# The Best TV Service for UK expat



## Mark Kelly (Feb 6, 2009)

So am now onto the finer points of my move to Dubai and was wonder what peoples views over the pay per view tv options where; other than "don't be so sad and get out more".

Main point of interest is the Lions tour of South Africa, but also NFL, and English premiership football. Then the usual fit TV programmes like Heroes, Lost and 24. There seems to be such different choices, but if you were a Sky One, Sky Sports and BBC fan what would be the best choice in Dubai?

Cheers


----------



## Andy Capp (Oct 5, 2008)

Showtime has all the Premier League (or failing that do what real blokes do and watch it down the pub with your mates...)


----------



## Sparkysair (Jul 16, 2008)

It's all a bit crap here but Showtime is probably your best bet.


----------



## downunderdragon (Mar 24, 2009)

Does anyone know if Orbit gives you any local Aussie rugby?

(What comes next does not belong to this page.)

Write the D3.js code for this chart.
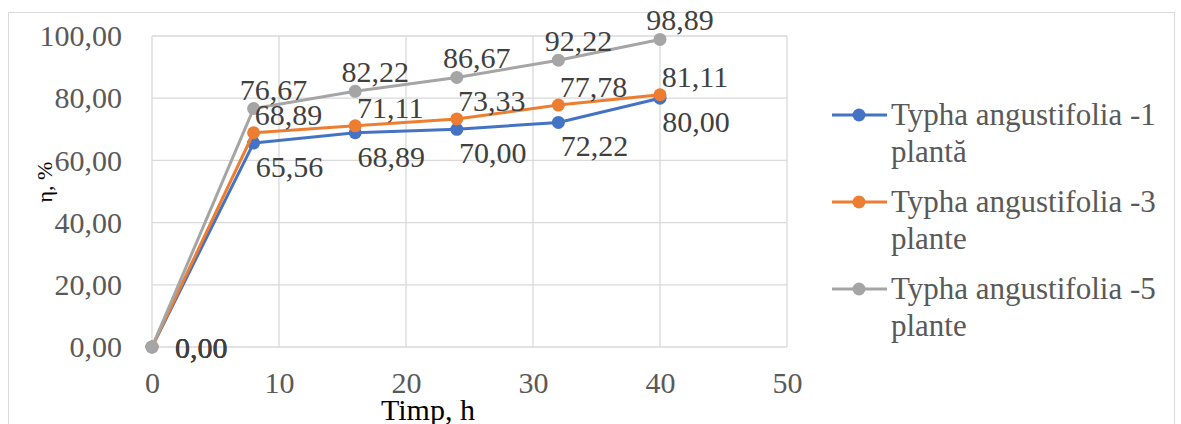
<!DOCTYPE html>
<meta charset="utf-8">
<style>
  body { margin: 0; background: #fff; }
  svg { display: block; }
  svg text { font-family: "Liberation Serif", "Times New Roman", serif; }
  .grid line { stroke: #d9d9d9; stroke-width: 1.3px; }
  .axis text { fill: #595959; font-size: 30px; }
  .axis path, .axis line { display: none; }
  .line { fill: none; stroke-width: 3px; }
  .lbl { fill: #404040; font-size: 30px; }
  .legend text { fill: #595959; font-size: 31px; }
</style>
<body>
<script src="https://cdn.jsdelivr.net/npm/d3@7"></script>
<script>

  // data
  var hours = [0, 8, 16, 24, 32, 40];
  var plant1 = [0, 65.56, 68.89, 70.00, 72.22, 80.00];
  var plant3 = [0, 68.89, 71.11, 73.33, 77.78, 81.11];
  var plant5 = [0, 76.67, 82.22, 86.67, 92.22, 98.89];
  var seriesNames = [["Typha angustifolia -1", "plantă"], ["Typha angustifolia -3", "plante"], ["Typha angustifolia -5", "plante"]];
  var xTicks = [0, 10, 20, 30, 40, 50];
  var yTicks = [0, 20, 40, 60, 80, 100];

  var colors = ["#4472c4", "#ed7d31", "#a5a5a5"];
  // label offsets per series (dx to text centre, dy to baseline)
  var labelPos = [{dx: 36, dy: 34}, {dx: 35, dy: -8}, {dx: 20, dy: -9}];

  var W = 1181, H = 424;
  var x = d3.scaleLinear().domain([0, 50]).range([152, 787]);
  var y = d3.scaleLinear().domain([0, 100]).range([347, 36]);

  var fmt = function(v) { return d3.format(".2f")(v).replace(".", ","); };

  var svg = d3.select("body").append("svg")
    .attr("width", W).attr("height", H);

  // chart border
  svg.append("rect")
    .attr("x", 8.5).attr("y", 12.5)
    .attr("width", 1166).attr("height", 420)
    .attr("fill", "none").attr("stroke", "#d9d9d9");

  var grid = svg.append("g").attr("class", "grid");
  grid.selectAll(".h").data(yTicks).enter().append("line")
    .attr("x1", x(0)).attr("x2", x(50))
    .attr("y1", function(d) { return y(d); }).attr("y2", function(d) { return y(d); });
  grid.selectAll(".v").data(xTicks).enter().append("line")
    .attr("y1", y(0)).attr("y2", y(100))
    .attr("x1", function(d) { return x(d); }).attr("x2", function(d) { return x(d); });

  svg.append("g").attr("class", "axis")
    .attr("transform", "translate(" + x(0) + ",0)")
    .call(d3.axisLeft(y).tickValues(yTicks).tickSize(0).tickPadding(30).tickFormat(fmt));

  svg.append("g").attr("class", "axis")
    .attr("transform", "translate(0," + y(0) + ")")
    .call(d3.axisBottom(x).tickValues(xTicks).tickSize(0).tickPadding(25));

  svg.append("text")
    .attr("x", 428).attr("y", 420)
    .attr("text-anchor", "middle")
    .style("font-size", "30px")
    .text("Timp, h");

  svg.append("text")
    .attr("transform", "translate(52,182) rotate(-90)")
    .attr("text-anchor", "middle")
    .style("font-size", "22px")
    .text("η, %");

  var all = [plant1, plant3, plant5];
  var line = d3.line()
    .x(function(d, i) { return x(hours[i]); })
    .y(function(d) { return y(d); });

  all.forEach(function(vals, s) {
    var g = svg.append("g");
    g.append("path").datum(vals)
      .attr("class", "line")
      .attr("stroke", colors[s])
      .attr("d", line);
    g.selectAll("circle").data(vals).enter().append("circle")
      .attr("cx", function(d, i) { return x(hours[i]); })
      .attr("cy", function(d) { return y(d); })
      .attr("r", 6.5)
      .attr("fill", colors[s]);
  });

  all.forEach(function(vals, s) {
    svg.append("g").selectAll("text").data(vals).enter().append("text")
      .attr("class", "lbl")
      .attr("text-anchor", function(d, i) { return i === 0 ? "start" : "middle"; })
      .attr("x", function(d, i) { return x(hours[i]) + (i === 0 ? 23 : labelPos[s].dx); })
      .attr("y", function(d, i) { return y(d) + (i === 0 ? 11 : labelPos[s].dy); })
      .text(fmt);
  });

  // legend
  var leg = svg.append("g").attr("class", "legend");
  seriesNames.forEach(function(nm, s) {
    var ly = 115 + s * 87;
    leg.append("line")
      .attr("x1", 832).attr("x2", 887)
      .attr("y1", ly).attr("y2", ly)
      .attr("stroke", colors[s]).attr("stroke-width", 3);
    leg.append("circle")
      .attr("cx", 859).attr("cy", ly).attr("r", 6.5)
      .attr("fill", colors[s]);
    leg.append("text").attr("x", 891).attr("y", ly + 10).text(nm[0]);
    leg.append("text").attr("x", 891).attr("y", ly + 47).text(nm[1]);
  });

</script>
</body>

We have Showtime but only Rugby 14's and lots of English Soccer which our friend from UK was inquiring about. 

For those Aussie rugby fans here - GO THE BLUES!! (State of Origin game on tonight between QLD and NSW)! :clap2:


----------



## Happywalla (Jun 6, 2009)

*American/UK serials*

It doesn't work for real-time events like news or sports, but for any serials, Graboid works well, and works in Dubai. (just google it).


----------